> _WHAT YOU SHOULD DO_
Each line that holds the word "script" is to be identified and copied.

> _DATA FOR THIS TASK_
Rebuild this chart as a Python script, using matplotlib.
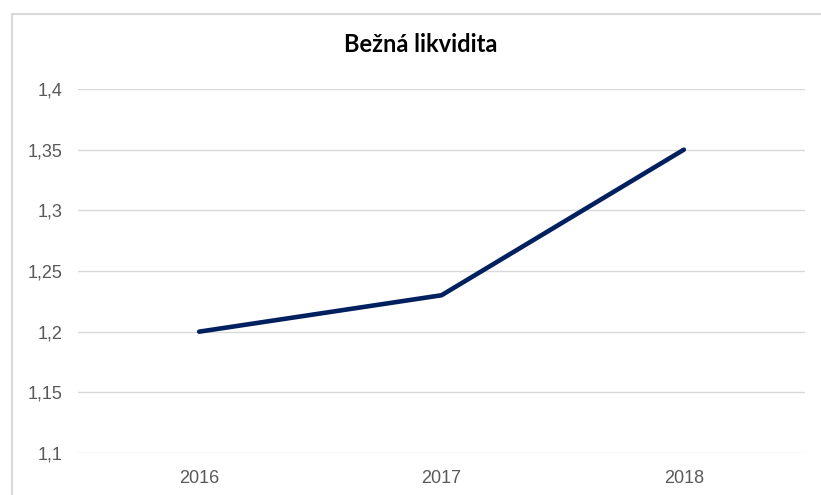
import matplotlib.pyplot as plt
from matplotlib.patches import Rectangle
from matplotlib.ticker import FuncFormatter

roky = ["2016", "2017", "2018"]
likvidita = [1.20, 1.23, 1.35]
y_ticky = [1.1, 1.15, 1.2, 1.25, 1.3, 1.35, 1.4]

fig = plt.figure(figsize=(8.21, 4.95), dpi=100)
ax = fig.add_axes([78 / 821, 42 / 495, 727 / 821, 364 / 495])

ax.plot(range(len(roky)), likvidita, color="#002060", lw=3.3, solid_capstyle="round")

ax.set_xlim(-0.5, len(roky) - 0.5)
ax.set_ylim(1.1, 1.4)
ax.set_xticks(range(len(roky)))
ax.set_xticklabels(roky)
ax.set_yticks(y_ticky)
ax.yaxis.set_major_formatter(FuncFormatter(lambda v, p: f"{v:g}".replace(".", ",")))

ax.grid(axis="y", color="#d9d9d9", lw=1)
ax.set_axisbelow(True)
for s in ax.spines.values():
    s.set_visible(False)
ax.tick_params(length=0, labelsize=13, labelcolor="#595959")
ax.tick_params(axis="x", pad=12)
ax.tick_params(axis="y", pad=11)
for lab in ax.get_xticklabels() + ax.get_yticklabels():
    lab.set_fontfamily("Liberation Sans")

fig.text(421 / 821, 1 - 45 / 495, "Bežná likvidita", ha="center", va="center",
         fontsize=17, fontweight="bold", fontfamily="Lato", color="#000000")

# okraj grafu
fig.patches.append(Rectangle((12 / 821, -0.1), 1.0, 1 - 14 / 495 + 0.1,
                             transform=fig.transFigure, fill=False,
                             edgecolor="#d9d9d9", lw=1.5))

fig.savefig("out.png", dpi=100)
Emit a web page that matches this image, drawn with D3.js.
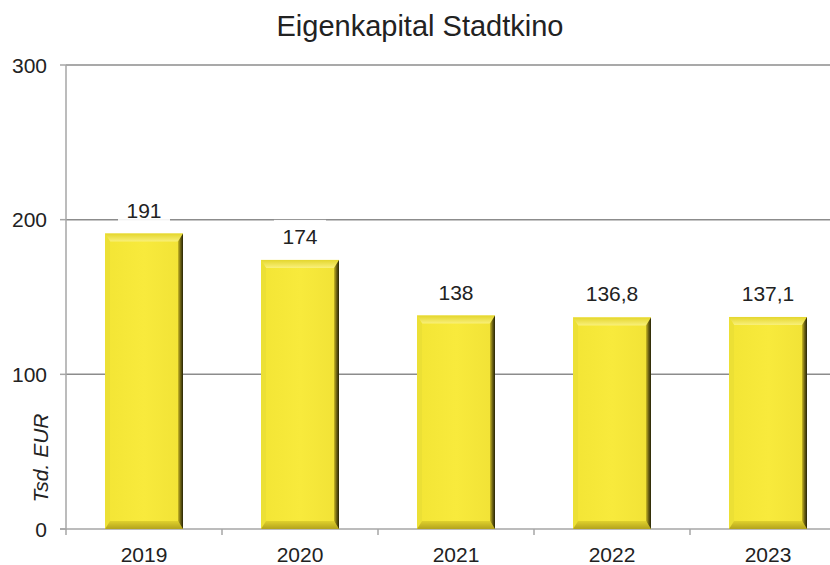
<!DOCTYPE html>
<html>
<head>
<meta charset="utf-8">
<script src="https://cdn.jsdelivr.net/npm/d3@7"></script>
<style>
  html, body { margin: 0; padding: 0; background: #fff; }
  svg { display: block; }
</style>
</head>
<body>
<svg id="chart" width="830" height="565"></svg>
<script>
// Equity of the Stadtkino, thousand EUR per year
const years = ["2019", "2020", "2021", "2022", "2023"];
const values = [191, 174, 138, 136.8, 137.1];
const valueLabels = ["191", "174", "138", "136,8", "137,1"];
const yTicks = [0, 100, 200, 300];
const chartTitle = "Eigenkapital Stadtkino";
const yAxisTitle = "Tsd. EUR";

const W = 830, H = 565;
const plotLeft = 66, plotRight = 846, plotTop = 65, plotBottom = 529;
const font = "'Liberation Sans', Arial, sans-serif";

const svg = d3.select("#chart");

const x = d3.scaleBand().domain(years).range([plotLeft, plotRight]).padding(0);
const y = d3.scaleLinear().domain([0, 300]).range([plotBottom, plotTop]);

const defs = svg.append("defs");
// dark shading on the right bevel
const gR = defs.append("linearGradient").attr("id", "rightBevel")
  .attr("x1", "0").attr("x2", "1").attr("y1", "0").attr("y2", "0");
gR.append("stop").attr("offset", "0").attr("stop-color", "#c9b922");
gR.append("stop").attr("offset", "0.5").attr("stop-color", "#6e6414");
gR.append("stop").attr("offset", "1").attr("stop-color", "#262306");
const gT = defs.append("linearGradient").attr("id", "topBevel")
  .attr("x1", "0").attr("x2", "0").attr("y1", "0").attr("y2", "1");
gT.append("stop").attr("offset", "0").attr("stop-color", "#e4d62c");
gT.append("stop").attr("offset", "1").attr("stop-color", "#f9f07a");
const gB = defs.append("linearGradient").attr("id", "bottomBevel")
  .attr("x1", "0").attr("x2", "0").attr("y1", "0").attr("y2", "1");
gB.append("stop").attr("offset", "0").attr("stop-color", "#e0d12c");
gB.append("stop").attr("offset", "1").attr("stop-color", "#b3a31c");
const gF = defs.append("linearGradient").attr("id", "face")
  .attr("x1", "0").attr("x2", "1").attr("y1", "0").attr("y2", "0");
gF.append("stop").attr("offset", "0").attr("stop-color", "#f3e535");
gF.append("stop").attr("offset", "0.5").attr("stop-color", "#f8ea3c");
gF.append("stop").attr("offset", "1").attr("stop-color", "#f1e236");

// gridlines
svg.append("g").selectAll("line").data(yTicks.filter(d => d > 0)).join("line")
  .attr("x1", plotLeft).attr("x2", W)
  .attr("y1", d => y(d)).attr("y2", d => y(d))
  .attr("stroke", "#8c8c8c").attr("stroke-width", 1.5);

// axes
svg.append("line").attr("x1", plotLeft).attr("x2", plotLeft).attr("y1", y(300)).attr("y2", plotBottom + 1)
  .attr("stroke", "#a6a6a6").attr("stroke-width", 1.5);
svg.append("line").attr("x1", plotLeft - 6).attr("x2", W).attr("y1", plotBottom).attr("y2", plotBottom)
  .attr("stroke", "#a6a6a6").attr("stroke-width", 1.5);

svg.append("g").selectAll("line").data(yTicks).join("line")
  .attr("x1", plotLeft - 6).attr("x2", plotLeft)
  .attr("y1", d => y(d)).attr("y2", d => y(d))
  .attr("stroke", "#a6a6a6").attr("stroke-width", 1.5);

svg.append("g").selectAll("line").data(years).join("line")
  .attr("x1", d => x(d)).attr("x2", d => x(d))
  .attr("y1", plotBottom).attr("y2", plotBottom + 6)
  .attr("stroke", "#a6a6a6").attr("stroke-width", 1.5);

svg.append("g").selectAll("text").data(yTicks).join("text")
  .attr("x", plotLeft - 19).attr("y", d => y(d)).attr("dy", "0.36em")
  .attr("text-anchor", "end")
  .attr("font-family", font).attr("font-size", 21).attr("fill", "#222")
  .text(d => d);

svg.append("g").selectAll("text").data(years).join("text")
  .attr("x", d => x(d) + x.bandwidth() / 2).attr("y", plotBottom + 33)
  .attr("text-anchor", "middle")
  .attr("font-family", font).attr("font-size", 21).attr("fill", "#222")
  .text(d => d);

// bevelled bars
const bw = x.bandwidth() * 0.5;
const bev = 8, side = 5;
const rows = years.map((c, i) => ({ c, v: values[i], lab: valueLabels[i] }));
const bars = svg.append("g").selectAll("g").data(rows)
  .join("g")
  .attr("transform", d => `translate(${x(d.c) + (x.bandwidth() - bw) / 2},${y(d.v)})`);

bars.each(function (d) {
  const g = d3.select(this);
  const h = plotBottom - y(d.v);
  g.append("rect").attr("width", bw).attr("height", h).attr("fill", "url(#face)");
  // top
  g.append("path").attr("d", `M0,0H${bw}L${bw - side},${bev}H${side}Z`).attr("fill", "url(#topBevel)");
  // left
  g.append("path").attr("d", `M0,0L${side},${bev}V${h - bev}L0,${h}Z`).attr("fill", "#ece035");
  // bottom
  g.append("path").attr("d", `M0,${h}L${side},${h - bev}H${bw - side}L${bw},${h}Z`).attr("fill", "url(#bottomBevel)");
  // right
  g.append("path").attr("d", `M${bw},0L${bw - side},${bev}V${h - bev}L${bw},${h}Z`).attr("fill", "url(#rightBevel)");
});

// value labels on white plates
const labels = svg.append("g").selectAll("g").data(rows)
  .join("g")
  .attr("transform", d => `translate(${x(d.c) + x.bandwidth() / 2},${y(d.v) - 16})`);
labels.append("rect")
  .attr("x", -26).attr("y", -24).attr("width", 52).attr("height", 30)
  .attr("fill", "#fff").attr("fill-opacity", 0.9);
labels.append("text")
  .attr("text-anchor", "middle")
  .attr("font-family", font).attr("font-size", 21).attr("fill", "#222")
  .text(d => d.lab);

// title
svg.append("text").attr("x", 420).attr("y", 36).attr("text-anchor", "middle")
  .attr("font-family", font).attr("font-size", 29).attr("fill", "#222")
  .text(chartTitle);

// y axis title
svg.append("text")
  .attr("transform", "translate(48,458) rotate(-90)")
  .attr("text-anchor", "middle")
  .attr("font-family", font).attr("font-size", 21).attr("font-style", "italic").attr("fill", "#222")
  .text(yAxisTitle);
</script>
</body>
</html>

> _FINISHED TASK_
Rebuild this chart as a Python script, using matplotlib.
<script src="https://cdn.jsdelivr.net/npm/d3@7"></script>
<script>
</script>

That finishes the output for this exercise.